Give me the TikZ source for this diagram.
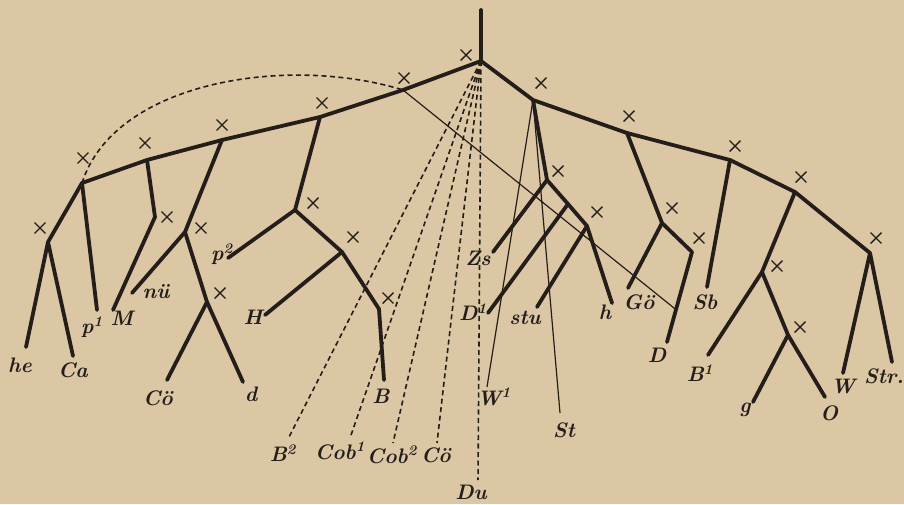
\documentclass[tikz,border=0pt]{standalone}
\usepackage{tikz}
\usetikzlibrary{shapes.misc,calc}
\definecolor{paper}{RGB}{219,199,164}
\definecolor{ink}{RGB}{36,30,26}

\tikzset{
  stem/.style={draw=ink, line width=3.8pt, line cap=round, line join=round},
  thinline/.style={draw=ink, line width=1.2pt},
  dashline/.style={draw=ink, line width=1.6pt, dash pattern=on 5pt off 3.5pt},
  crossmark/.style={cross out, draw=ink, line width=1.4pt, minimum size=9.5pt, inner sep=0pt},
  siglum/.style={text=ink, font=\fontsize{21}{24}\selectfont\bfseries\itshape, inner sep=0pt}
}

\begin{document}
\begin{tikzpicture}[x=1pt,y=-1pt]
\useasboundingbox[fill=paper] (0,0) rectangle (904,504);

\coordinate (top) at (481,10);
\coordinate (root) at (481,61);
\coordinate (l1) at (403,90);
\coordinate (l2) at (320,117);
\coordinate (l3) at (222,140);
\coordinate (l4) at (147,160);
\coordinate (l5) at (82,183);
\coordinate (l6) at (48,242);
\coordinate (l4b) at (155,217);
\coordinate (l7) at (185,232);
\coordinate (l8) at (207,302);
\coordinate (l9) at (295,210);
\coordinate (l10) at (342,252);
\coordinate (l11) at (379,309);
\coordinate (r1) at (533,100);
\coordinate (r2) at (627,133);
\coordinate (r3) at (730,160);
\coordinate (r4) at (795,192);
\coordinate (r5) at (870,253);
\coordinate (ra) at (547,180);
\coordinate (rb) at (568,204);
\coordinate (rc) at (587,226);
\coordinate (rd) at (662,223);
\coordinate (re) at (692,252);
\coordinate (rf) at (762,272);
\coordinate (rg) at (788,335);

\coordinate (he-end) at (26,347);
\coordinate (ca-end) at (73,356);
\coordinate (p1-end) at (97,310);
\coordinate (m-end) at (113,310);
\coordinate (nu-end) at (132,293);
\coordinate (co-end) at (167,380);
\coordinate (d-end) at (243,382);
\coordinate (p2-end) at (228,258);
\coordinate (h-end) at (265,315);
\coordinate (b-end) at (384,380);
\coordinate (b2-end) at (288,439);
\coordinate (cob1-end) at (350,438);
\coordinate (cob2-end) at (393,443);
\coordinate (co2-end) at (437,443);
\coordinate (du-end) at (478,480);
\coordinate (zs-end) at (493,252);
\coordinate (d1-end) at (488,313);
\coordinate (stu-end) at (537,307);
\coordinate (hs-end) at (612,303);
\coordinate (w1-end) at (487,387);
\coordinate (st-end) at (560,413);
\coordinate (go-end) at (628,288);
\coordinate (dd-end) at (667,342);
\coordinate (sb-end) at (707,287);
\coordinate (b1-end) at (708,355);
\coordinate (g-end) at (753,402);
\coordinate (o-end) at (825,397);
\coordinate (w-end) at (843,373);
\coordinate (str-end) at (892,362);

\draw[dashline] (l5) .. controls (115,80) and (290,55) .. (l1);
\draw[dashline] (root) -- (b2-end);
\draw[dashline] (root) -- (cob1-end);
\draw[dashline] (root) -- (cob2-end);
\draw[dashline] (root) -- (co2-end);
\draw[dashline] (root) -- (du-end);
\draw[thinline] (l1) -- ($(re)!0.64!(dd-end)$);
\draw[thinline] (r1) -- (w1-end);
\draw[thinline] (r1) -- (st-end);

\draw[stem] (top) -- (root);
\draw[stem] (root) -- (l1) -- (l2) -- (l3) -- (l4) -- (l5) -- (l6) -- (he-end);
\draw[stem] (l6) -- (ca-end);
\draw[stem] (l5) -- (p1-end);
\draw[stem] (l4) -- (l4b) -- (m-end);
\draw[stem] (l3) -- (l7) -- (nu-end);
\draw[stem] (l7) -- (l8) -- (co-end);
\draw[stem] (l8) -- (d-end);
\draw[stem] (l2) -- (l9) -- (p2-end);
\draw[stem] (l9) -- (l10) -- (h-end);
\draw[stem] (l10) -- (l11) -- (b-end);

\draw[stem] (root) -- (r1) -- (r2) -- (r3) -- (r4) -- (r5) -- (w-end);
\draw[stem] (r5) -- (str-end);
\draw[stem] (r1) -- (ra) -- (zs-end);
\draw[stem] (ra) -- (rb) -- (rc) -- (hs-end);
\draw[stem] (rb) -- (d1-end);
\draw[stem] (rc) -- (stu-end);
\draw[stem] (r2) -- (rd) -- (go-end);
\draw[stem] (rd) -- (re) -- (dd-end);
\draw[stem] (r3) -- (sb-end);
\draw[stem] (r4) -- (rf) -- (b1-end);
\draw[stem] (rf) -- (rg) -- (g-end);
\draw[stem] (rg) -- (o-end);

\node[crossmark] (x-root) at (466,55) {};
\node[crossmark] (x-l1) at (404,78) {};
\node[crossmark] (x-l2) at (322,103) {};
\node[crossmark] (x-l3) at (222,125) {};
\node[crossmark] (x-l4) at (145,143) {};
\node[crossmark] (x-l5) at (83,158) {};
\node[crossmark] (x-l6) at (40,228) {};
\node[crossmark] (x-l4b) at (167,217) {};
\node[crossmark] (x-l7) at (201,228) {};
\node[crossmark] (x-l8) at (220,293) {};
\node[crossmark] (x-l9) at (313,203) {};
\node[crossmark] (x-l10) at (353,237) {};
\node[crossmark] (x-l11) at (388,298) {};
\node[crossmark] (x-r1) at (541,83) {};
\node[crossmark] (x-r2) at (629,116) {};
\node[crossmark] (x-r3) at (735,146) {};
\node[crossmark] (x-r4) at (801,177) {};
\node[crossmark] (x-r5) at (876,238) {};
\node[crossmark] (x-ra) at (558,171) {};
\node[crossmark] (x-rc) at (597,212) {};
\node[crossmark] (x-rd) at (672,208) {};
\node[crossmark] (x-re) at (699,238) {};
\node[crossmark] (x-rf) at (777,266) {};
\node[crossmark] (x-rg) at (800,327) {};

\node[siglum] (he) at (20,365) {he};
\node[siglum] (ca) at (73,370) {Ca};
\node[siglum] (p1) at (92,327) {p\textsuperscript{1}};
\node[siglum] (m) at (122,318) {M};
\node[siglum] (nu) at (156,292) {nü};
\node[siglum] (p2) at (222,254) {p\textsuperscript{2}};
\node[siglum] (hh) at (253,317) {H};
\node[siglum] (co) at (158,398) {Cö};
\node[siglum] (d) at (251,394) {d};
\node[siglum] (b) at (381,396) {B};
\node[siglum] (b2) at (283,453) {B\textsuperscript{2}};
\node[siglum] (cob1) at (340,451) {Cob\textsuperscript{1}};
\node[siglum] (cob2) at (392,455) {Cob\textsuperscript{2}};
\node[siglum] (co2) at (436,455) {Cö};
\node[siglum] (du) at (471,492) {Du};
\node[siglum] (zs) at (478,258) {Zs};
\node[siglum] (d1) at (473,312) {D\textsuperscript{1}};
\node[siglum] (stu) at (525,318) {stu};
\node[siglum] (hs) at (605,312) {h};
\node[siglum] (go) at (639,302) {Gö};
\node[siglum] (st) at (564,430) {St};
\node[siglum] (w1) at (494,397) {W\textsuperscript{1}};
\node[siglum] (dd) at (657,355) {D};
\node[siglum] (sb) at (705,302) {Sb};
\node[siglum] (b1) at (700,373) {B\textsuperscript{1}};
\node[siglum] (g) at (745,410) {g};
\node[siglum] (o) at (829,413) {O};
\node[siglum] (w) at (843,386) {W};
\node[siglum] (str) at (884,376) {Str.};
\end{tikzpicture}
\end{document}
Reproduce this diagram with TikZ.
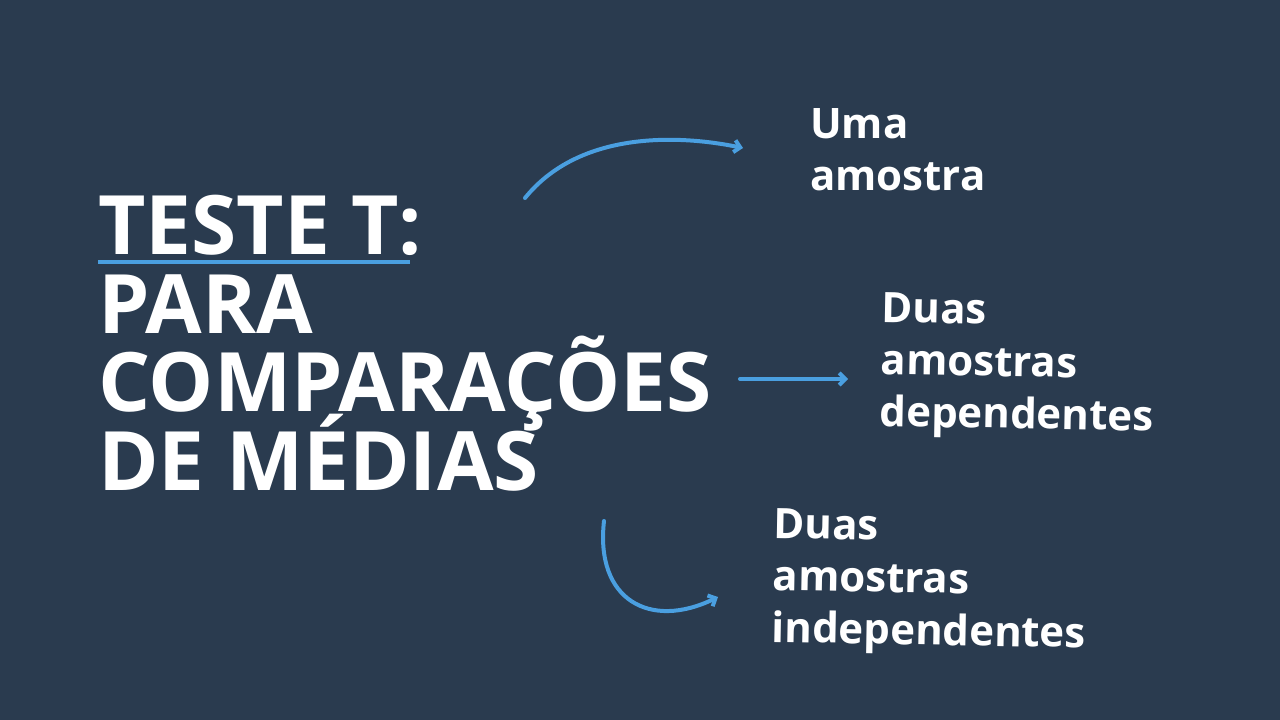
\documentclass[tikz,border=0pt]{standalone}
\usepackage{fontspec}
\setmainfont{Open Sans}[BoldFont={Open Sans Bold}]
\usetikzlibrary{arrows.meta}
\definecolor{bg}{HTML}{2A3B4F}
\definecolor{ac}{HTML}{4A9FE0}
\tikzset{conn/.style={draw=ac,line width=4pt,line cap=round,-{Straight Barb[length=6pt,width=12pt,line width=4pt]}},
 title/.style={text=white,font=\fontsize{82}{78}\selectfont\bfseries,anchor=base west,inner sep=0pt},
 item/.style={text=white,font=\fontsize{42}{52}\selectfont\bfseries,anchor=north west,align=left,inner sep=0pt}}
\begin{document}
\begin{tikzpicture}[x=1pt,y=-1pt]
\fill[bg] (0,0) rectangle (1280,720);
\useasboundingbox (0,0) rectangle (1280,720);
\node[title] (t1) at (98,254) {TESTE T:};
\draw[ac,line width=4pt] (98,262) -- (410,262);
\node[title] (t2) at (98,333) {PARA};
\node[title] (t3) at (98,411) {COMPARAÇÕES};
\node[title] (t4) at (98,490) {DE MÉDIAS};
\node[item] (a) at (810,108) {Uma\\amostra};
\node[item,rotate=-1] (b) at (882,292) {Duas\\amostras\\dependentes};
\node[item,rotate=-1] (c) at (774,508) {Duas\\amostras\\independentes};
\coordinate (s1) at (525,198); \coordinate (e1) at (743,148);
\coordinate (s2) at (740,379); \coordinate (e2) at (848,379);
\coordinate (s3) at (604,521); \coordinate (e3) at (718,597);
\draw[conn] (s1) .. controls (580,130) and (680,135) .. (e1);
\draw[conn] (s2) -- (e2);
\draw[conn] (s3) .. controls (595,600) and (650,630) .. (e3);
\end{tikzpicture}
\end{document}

# # #

__TASK TO COMPLETE__
Set the lines above down again, word for word, from the first through the one containing "(0,0) rectangle (904,504);"; pictures excluded.

__EXPECTED ANSWER__
Give me the TikZ source for this diagram.
\documentclass[tikz,border=0pt]{standalone}
\usepackage{tikz}
\usetikzlibrary{shapes.misc,calc}
\definecolor{paper}{RGB}{219,199,164}
\definecolor{ink}{RGB}{36,30,26}

\tikzset{
  stem/.style={draw=ink, line width=3.8pt, line cap=round, line join=round},
  thinline/.style={draw=ink, line width=1.2pt},
  dashline/.style={draw=ink, line width=1.6pt, dash pattern=on 5pt off 3.5pt},
  crossmark/.style={cross out, draw=ink, line width=1.4pt, minimum size=9.5pt, inner sep=0pt},
  siglum/.style={text=ink, font=\fontsize{21}{24}\selectfont\bfseries\itshape, inner sep=0pt}
}

\begin{document}
\begin{tikzpicture}[x=1pt,y=-1pt]
\useasboundingbox[fill=paper] (0,0) rectangle (904,504);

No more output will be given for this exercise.